REQUIRED TASK
Transcribe every line exactly and omit anything that is a picture.

PROVIDED RECORDS
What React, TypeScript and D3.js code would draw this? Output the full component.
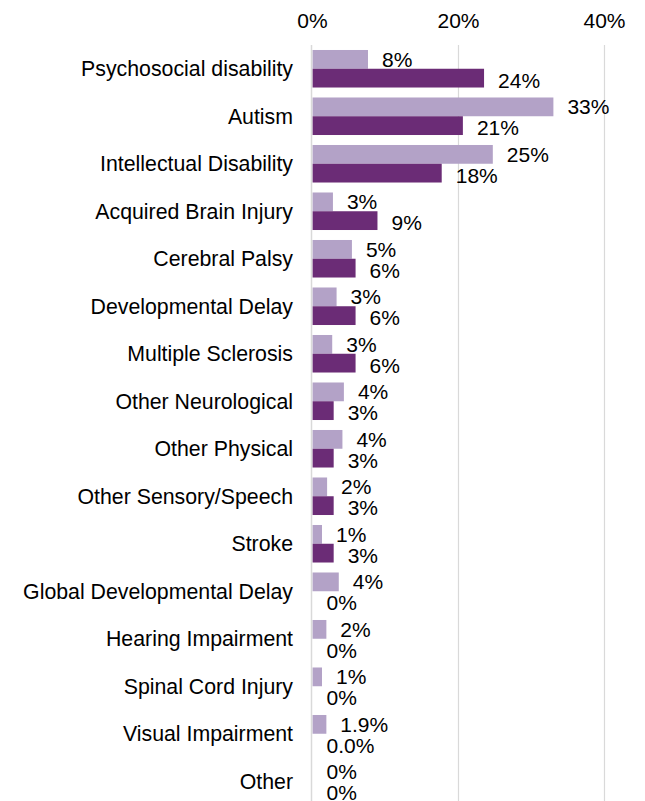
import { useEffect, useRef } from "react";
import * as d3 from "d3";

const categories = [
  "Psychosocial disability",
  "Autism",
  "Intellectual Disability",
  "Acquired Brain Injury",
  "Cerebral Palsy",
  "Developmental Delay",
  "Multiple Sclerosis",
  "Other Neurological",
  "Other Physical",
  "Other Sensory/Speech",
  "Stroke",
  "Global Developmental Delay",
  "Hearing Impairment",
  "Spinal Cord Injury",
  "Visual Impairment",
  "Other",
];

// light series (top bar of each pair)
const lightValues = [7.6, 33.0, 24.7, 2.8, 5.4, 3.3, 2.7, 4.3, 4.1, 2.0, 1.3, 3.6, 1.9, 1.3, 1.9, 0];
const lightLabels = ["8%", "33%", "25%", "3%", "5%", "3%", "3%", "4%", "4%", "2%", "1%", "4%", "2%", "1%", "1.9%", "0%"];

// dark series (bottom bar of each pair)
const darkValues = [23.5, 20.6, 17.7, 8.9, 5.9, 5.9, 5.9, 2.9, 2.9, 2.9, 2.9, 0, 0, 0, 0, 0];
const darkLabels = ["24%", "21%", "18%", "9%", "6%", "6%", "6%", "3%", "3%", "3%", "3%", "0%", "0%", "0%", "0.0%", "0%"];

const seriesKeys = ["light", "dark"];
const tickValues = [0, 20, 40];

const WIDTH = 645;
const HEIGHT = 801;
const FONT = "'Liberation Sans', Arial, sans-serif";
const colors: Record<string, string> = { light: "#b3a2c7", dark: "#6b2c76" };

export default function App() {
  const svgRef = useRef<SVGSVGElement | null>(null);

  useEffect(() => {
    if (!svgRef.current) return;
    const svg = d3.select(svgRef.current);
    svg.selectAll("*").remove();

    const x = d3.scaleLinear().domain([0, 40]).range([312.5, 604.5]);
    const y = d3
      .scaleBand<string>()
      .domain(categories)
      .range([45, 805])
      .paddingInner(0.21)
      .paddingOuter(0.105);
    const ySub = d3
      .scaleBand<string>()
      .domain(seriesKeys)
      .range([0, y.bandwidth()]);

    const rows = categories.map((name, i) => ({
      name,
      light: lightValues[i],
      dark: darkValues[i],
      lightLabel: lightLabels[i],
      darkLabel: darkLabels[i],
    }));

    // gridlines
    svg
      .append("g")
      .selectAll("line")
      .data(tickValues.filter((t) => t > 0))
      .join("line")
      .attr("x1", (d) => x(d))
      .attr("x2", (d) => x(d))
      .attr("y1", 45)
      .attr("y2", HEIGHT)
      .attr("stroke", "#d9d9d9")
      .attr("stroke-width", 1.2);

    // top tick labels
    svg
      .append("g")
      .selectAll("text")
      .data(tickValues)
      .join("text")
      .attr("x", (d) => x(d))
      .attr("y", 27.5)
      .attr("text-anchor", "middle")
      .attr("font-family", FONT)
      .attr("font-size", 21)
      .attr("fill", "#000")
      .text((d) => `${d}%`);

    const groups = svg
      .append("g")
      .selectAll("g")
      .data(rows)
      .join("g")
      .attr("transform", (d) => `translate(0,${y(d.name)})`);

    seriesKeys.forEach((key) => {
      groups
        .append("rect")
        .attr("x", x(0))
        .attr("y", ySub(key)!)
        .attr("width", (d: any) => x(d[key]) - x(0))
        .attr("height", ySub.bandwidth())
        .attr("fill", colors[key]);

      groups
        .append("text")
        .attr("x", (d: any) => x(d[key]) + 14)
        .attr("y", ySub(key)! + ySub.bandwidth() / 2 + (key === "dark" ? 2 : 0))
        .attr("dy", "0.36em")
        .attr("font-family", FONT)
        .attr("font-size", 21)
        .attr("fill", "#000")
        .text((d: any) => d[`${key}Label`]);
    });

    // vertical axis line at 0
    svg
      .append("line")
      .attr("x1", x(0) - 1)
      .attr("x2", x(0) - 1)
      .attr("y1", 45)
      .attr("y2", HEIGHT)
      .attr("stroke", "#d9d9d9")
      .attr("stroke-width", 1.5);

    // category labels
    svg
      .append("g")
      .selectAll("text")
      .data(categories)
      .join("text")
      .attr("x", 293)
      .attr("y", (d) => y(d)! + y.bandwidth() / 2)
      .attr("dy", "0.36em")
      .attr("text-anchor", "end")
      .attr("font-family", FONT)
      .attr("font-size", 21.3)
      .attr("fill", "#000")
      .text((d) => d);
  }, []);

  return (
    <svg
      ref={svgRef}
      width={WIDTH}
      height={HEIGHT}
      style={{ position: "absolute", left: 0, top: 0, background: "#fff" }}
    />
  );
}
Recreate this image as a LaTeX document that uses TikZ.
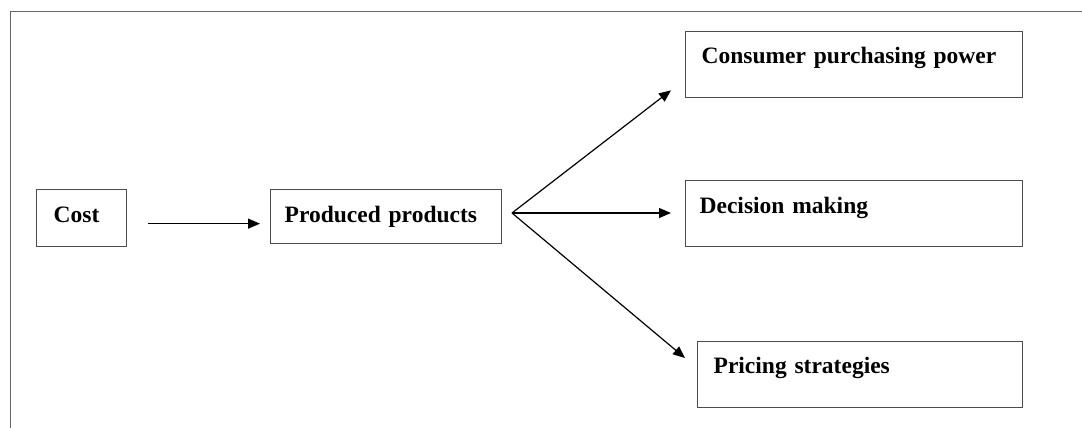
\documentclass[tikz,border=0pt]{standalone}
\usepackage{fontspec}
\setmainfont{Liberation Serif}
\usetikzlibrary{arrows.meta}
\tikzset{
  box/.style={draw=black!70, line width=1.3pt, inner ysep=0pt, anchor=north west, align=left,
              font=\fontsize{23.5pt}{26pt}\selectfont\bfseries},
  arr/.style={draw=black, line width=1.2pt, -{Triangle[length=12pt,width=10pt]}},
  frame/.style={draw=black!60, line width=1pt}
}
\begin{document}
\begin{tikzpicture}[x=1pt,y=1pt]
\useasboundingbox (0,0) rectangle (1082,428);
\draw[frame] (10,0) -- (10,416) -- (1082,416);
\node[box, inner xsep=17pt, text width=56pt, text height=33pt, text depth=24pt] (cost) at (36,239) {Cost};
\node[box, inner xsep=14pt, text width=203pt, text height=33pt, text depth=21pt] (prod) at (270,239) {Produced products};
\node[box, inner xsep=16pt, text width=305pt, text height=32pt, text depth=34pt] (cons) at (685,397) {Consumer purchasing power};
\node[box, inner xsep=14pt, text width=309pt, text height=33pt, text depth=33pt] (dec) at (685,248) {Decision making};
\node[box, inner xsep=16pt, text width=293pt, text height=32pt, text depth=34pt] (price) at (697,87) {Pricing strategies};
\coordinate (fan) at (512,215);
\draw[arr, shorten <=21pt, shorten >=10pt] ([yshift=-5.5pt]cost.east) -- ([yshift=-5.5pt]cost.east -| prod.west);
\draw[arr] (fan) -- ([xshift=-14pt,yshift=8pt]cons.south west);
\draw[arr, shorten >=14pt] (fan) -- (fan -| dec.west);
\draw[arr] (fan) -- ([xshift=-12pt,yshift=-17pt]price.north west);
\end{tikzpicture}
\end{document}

RESPONSE FOR THIS EXERCISE
What React, TypeScript and D3.js code would draw this? Output the full component.
import { useEffect, useRef } from "react";
import * as d3 from "d3";

const categories = [
  "Psychosocial disability",
  "Autism",
  "Intellectual Disability",
  "Acquired Brain Injury",
  "Cerebral Palsy",
  "Developmental Delay",
  "Multiple Sclerosis",
  "Other Neurological",
  "Other Physical",
  "Other Sensory/Speech",
  "Stroke",
  "Global Developmental Delay",
  "Hearing Impairment",
  "Spinal Cord Injury",
  "Visual Impairment",
  "Other",
];

// light series (top bar of each pair)
const lightValues = [7.6, 33.0, 24.7, 2.8, 5.4, 3.3, 2.7, 4.3, 4.1, 2.0, 1.3, 3.6, 1.9, 1.3, 1.9, 0];
const lightLabels = ["8%", "33%", "25%", "3%", "5%", "3%", "3%", "4%", "4%", "2%", "1%", "4%", "2%", "1%", "1.9%", "0%"];

// dark series (bottom bar of each pair)
const darkValues = [23.5, 20.6, 17.7, 8.9, 5.9, 5.9, 5.9, 2.9, 2.9, 2.9, 2.9, 0, 0, 0, 0, 0];
const darkLabels = ["24%", "21%", "18%", "9%", "6%", "6%", "6%", "3%", "3%", "3%", "3%", "0%", "0%", "0%", "0.0%", "0%"];

const seriesKeys = ["light", "dark"];
const tickValues = [0, 20, 40];

const WIDTH = 645;
const HEIGHT = 801;
const FONT = "'Liberation Sans', Arial, sans-serif";
const colors: Record<string, string> = { light: "#b3a2c7", dark: "#6b2c76" };

export default function App() {
  const svgRef = useRef<SVGSVGElement | null>(null);

  useEffect(() => {
    if (!svgRef.current) return;
    const svg = d3.select(svgRef.current);
    svg.selectAll("*").remove();

    const x = d3.scaleLinear().domain([0, 40]).range([312.5, 604.5]);
    const y = d3
      .scaleBand<string>()
      .domain(categories)
      .range([45, 805])
      .paddingInner(0.21)
      .paddingOuter(0.105);
    const ySub = d3
      .scaleBand<string>()
      .domain(seriesKeys)
      .range([0, y.bandwidth()]);

    const rows = categories.map((name, i) => ({
      name,
      light: lightValues[i],
      dark: darkValues[i],
      lightLabel: lightLabels[i],
      darkLabel: darkLabels[i],
    }));

    // gridlines
    svg
      .append("g")
      .selectAll("line")
      .data(tickValues.filter((t) => t > 0))
      .join("line")
      .attr("x1", (d) => x(d))
      .attr("x2", (d) => x(d))
      .attr("y1", 45)
      .attr("y2", HEIGHT)
      .attr("stroke", "#d9d9d9")
      .attr("stroke-width", 1.2);

    // top tick labels
    svg
      .append("g")
      .selectAll("text")
      .data(tickValues)
      .join("text")
      .attr("x", (d) => x(d))
      .attr("y", 27.5)
      .attr("text-anchor", "middle")
      .attr("font-family", FONT)
      .attr("font-size", 21)
      .attr("fill", "#000")
      .text((d) => `${d}%`);

    const groups = svg
      .append("g")
      .selectAll("g")
      .data(rows)
      .join("g")
      .attr("transform", (d) => `translate(0,${y(d.name)})`);

    seriesKeys.forEach((key) => {
      groups
        .append("rect")
        .attr("x", x(0))
        .attr("y", ySub(key)!)
        .attr("width", (d: any) => x(d[key]) - x(0))
        .attr("height", ySub.bandwidth())
        .attr("fill", colors[key]);

      groups
        .append("text")
        .attr("x", (d: any) => x(d[key]) + 14)
        .attr("y", ySub(key)! + ySub.bandwidth() / 2 + (key === "dark" ? 2 : 0))
        .attr("dy", "0.36em")
        .attr("font-family", FONT)
        .attr("font-size", 21)
        .attr("fill", "#000")
        .text((d: any) => d[`${key}Label`]);
    });

    // vertical axis line at 0
    svg
      .append("line")
      .attr("x1", x(0) - 1)
      .attr("x2", x(0) - 1)
      .attr("y1", 45)
      .attr("y2", HEIGHT)
      .attr("stroke", "#d9d9d9")
      .attr("stroke-width", 1.5);

    // category labels
    svg
      .append("g")
      .selectAll("text")
      .data(categories)
      .join("text")
      .attr("x", 293)
      .attr("y", (d) => y(d)! + y.bandwidth() / 2)
      .attr("dy", "0.36em")
      .attr("text-anchor", "end")
      .attr("font-family", FONT)
      .attr("font-size", 21.3)
      .attr("fill", "#000")
      .text((d) => d);
  }, []);

  return (
    <svg
      ref={svgRef}
      width={WIDTH}
      height={HEIGHT}
      style={{ position: "absolute", left: 0, top: 0, background: "#fff" }}
    />
  );
}
Recreate this image as a LaTeX document that uses TikZ.
\documentclass[tikz,border=0pt]{standalone}
\usepackage{fontspec}
\setmainfont{Liberation Serif}
\usetikzlibrary{arrows.meta}
\tikzset{
  box/.style={draw=black!70, line width=1.3pt, inner ysep=0pt, anchor=north west, align=left,
              font=\fontsize{23.5pt}{26pt}\selectfont\bfseries},
  arr/.style={draw=black, line width=1.2pt, -{Triangle[length=12pt,width=10pt]}},
  frame/.style={draw=black!60, line width=1pt}
}
\begin{document}
\begin{tikzpicture}[x=1pt,y=1pt]
\useasboundingbox (0,0) rectangle (1082,428);
\draw[frame] (10,0) -- (10,416) -- (1082,416);
\node[box, inner xsep=17pt, text width=56pt, text height=33pt, text depth=24pt] (cost) at (36,239) {Cost};
\node[box, inner xsep=14pt, text width=203pt, text height=33pt, text depth=21pt] (prod) at (270,239) {Produced products};
\node[box, inner xsep=16pt, text width=305pt, text height=32pt, text depth=34pt] (cons) at (685,397) {Consumer purchasing power};
\node[box, inner xsep=14pt, text width=309pt, text height=33pt, text depth=33pt] (dec) at (685,248) {Decision making};
\node[box, inner xsep=16pt, text width=293pt, text height=32pt, text depth=34pt] (price) at (697,87) {Pricing strategies};
\coordinate (fan) at (512,215);
\draw[arr, shorten <=21pt, shorten >=10pt] ([yshift=-5.5pt]cost.east) -- ([yshift=-5.5pt]cost.east -| prod.west);
\draw[arr] (fan) -- ([xshift=-14pt,yshift=8pt]cons.south west);
\draw[arr, shorten >=14pt] (fan) -- (fan -| dec.west);
\draw[arr] (fan) -- ([xshift=-12pt,yshift=-17pt]price.north west);
\end{tikzpicture}
\end{document}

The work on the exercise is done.